Figure out if I can do anything about branching. I would love to remove the body and just have loop clauses. I don't think I can do that without some serious voodoo if I want to keep the current syntax. One idea would be to define all accumulators in the start of the loop, and then bind identifiers using local macros:

(loop (accumulators ...)
      clauses ...
      => final-expr)

(loop ((vectoring a)
       (listing b))
       (:for i (up-from 1 11))
       (:save b (* i i))
       (:if (odd? i)
            (:subloop (:for ab (in-list '(a b)))
                      (:save a (cons i ab)))
            (:subloop (:for cd (in-list '(c d)))
                      (:save a (cons i cd))))
       (:save a 'next))
(1 4 9 16 ...)
#((1 . a) (1 . b) next (2 . c) (2 . d) next ...)

But this solution isn't great.

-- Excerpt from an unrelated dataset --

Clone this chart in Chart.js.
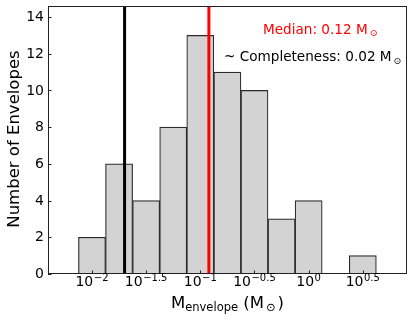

The current situation isn't either, though. The body is executed AFTER all other clauses and is only really useful for things like branching, which would be much nicer to have in the clauses. The few times one wants a right fold, a simple :body clause will do the trick.

foof, what a guy

I have previously expressed some admiration for Alex Shinn and I will do it again. The source of chibi loop is extremely elegant, and all but the hairiest part is written in syntax-rules. Not only has he written my two favourite SRFIs, his input in all the other discussions I have seen is always on-point, pragmatic and generally fantastic. He neither knows of this project, nor embraces it in any way. Y'all should go look at the source of (chibi loop) though.

Don't let my code cast any shadow upon him! I just took his code and made it ugly. (chibi loop) is simple, clear, and - perhaps most important - deliberate.

Licence

goof started off by copying the iterator protocol of (chibi loop), and things sort of went downhill from there. Despite this, there is still quite a lot of code (especially in iterators.scm) that I didn't write myself. I only made it ugly. Thus goof is licensed under the same BSD-styled license Alex uses for chibi-loop.